-- BEGIN PROVIDED RECORDS --

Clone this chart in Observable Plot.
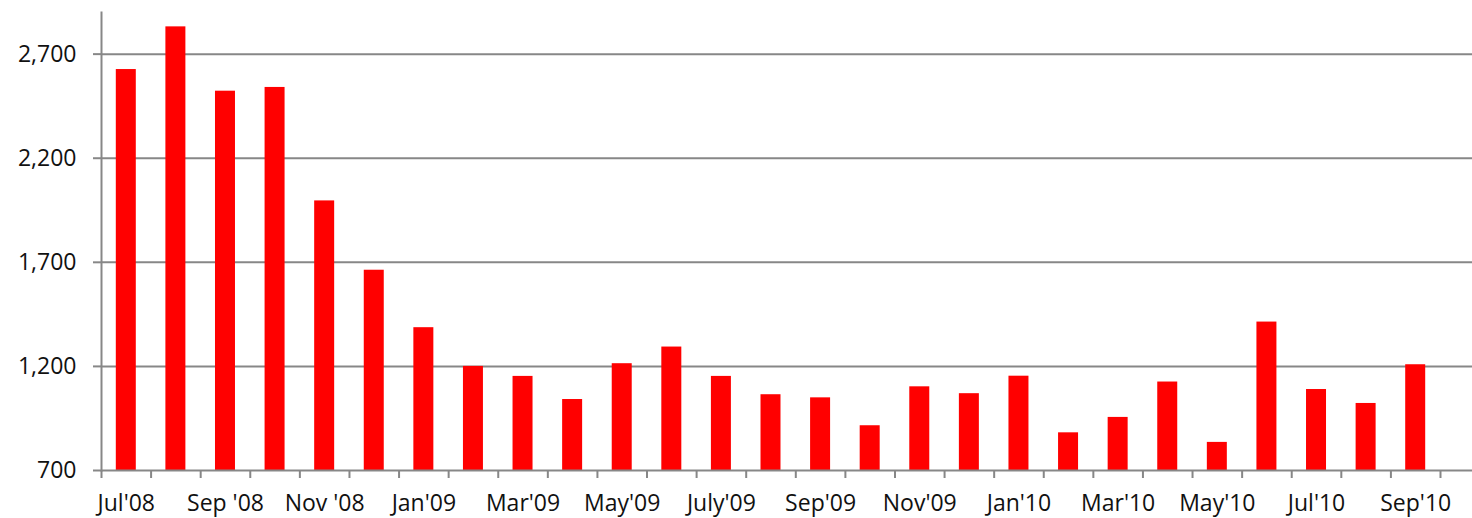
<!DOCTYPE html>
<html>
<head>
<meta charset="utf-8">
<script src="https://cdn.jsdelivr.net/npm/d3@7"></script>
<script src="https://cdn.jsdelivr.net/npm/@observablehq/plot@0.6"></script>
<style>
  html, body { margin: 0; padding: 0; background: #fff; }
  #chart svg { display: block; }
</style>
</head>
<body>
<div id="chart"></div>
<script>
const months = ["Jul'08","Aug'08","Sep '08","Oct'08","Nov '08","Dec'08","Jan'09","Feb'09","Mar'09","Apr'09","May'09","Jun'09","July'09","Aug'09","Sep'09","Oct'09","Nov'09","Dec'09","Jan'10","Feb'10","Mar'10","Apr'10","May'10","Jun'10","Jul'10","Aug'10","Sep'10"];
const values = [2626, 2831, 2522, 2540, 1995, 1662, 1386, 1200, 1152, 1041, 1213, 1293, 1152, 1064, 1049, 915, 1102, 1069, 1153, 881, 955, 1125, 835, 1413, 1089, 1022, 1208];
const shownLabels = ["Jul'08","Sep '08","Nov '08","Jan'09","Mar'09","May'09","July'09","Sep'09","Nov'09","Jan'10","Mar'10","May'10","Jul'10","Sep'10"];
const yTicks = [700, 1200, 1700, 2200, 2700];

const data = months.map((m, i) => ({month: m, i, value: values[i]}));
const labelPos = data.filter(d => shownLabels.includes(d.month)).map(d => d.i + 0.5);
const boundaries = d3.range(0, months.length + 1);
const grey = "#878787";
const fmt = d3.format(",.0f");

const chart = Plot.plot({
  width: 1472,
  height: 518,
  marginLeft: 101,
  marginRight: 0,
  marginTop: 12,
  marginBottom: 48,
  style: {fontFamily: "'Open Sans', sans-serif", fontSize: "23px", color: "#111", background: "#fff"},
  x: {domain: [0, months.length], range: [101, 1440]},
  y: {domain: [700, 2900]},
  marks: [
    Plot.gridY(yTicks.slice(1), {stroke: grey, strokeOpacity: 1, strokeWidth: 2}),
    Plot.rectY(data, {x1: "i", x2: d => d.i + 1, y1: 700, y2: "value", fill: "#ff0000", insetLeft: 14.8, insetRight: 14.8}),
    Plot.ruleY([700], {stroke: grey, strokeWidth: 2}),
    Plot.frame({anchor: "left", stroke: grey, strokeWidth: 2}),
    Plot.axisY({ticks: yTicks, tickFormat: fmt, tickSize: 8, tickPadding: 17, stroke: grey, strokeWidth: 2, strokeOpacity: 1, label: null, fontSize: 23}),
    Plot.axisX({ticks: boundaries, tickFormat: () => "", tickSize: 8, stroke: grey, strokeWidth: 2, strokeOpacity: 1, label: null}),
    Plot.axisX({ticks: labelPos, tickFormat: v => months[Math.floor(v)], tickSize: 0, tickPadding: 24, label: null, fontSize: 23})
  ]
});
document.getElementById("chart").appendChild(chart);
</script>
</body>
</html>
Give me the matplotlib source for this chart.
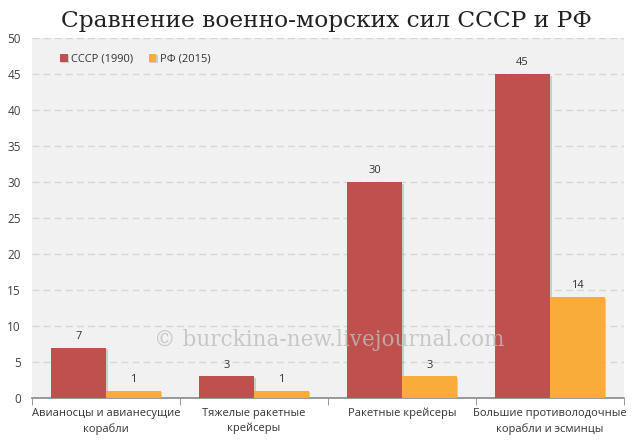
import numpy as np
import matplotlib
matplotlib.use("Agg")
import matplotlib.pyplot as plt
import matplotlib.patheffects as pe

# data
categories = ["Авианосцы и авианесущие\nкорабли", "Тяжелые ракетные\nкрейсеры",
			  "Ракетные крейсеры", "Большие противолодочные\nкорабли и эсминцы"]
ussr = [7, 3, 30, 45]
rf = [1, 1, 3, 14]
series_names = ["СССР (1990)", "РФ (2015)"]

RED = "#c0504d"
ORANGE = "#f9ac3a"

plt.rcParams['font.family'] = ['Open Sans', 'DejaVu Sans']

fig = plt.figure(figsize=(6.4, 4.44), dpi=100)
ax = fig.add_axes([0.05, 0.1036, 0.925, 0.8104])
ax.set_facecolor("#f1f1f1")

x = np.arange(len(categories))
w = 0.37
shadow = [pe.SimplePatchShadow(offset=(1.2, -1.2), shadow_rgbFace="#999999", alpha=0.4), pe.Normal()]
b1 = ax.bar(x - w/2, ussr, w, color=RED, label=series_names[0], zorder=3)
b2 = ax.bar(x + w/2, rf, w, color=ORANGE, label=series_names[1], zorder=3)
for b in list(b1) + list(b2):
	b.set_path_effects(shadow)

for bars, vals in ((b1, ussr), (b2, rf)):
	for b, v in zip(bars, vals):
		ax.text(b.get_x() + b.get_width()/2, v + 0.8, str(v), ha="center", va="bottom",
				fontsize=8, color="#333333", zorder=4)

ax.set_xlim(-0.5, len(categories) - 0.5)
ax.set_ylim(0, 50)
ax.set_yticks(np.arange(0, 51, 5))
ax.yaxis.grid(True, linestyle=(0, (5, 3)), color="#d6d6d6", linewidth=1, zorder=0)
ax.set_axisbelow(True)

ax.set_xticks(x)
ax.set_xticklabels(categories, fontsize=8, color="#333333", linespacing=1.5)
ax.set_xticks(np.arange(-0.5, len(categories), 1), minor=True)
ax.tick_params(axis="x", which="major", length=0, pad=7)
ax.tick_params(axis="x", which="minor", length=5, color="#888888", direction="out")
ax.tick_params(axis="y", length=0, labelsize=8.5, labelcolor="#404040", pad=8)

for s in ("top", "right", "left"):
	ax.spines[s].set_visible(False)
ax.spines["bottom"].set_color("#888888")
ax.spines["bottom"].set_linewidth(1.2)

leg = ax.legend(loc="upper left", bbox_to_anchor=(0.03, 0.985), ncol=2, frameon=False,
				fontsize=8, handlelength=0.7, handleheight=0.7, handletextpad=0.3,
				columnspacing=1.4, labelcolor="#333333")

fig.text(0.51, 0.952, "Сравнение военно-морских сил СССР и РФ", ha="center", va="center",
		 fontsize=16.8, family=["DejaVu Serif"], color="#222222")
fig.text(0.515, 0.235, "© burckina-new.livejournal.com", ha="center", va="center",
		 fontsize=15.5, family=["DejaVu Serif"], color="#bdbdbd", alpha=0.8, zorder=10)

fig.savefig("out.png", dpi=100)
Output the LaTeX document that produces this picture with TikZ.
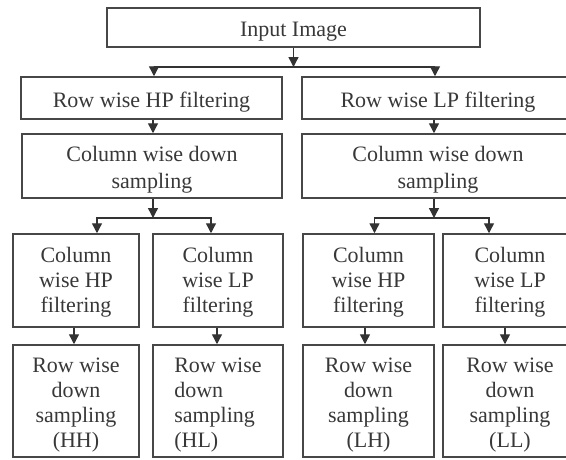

-- END PROVIDED RECORDS --

_SET PROBLEM_:
Filter the entries down to the lines with the word "this" in them.

_CORRECT OUTPUT_:
Clone this chart in Observable Plot.
Give me the matplotlib source for this chart.
Output the LaTeX document that produces this picture with TikZ.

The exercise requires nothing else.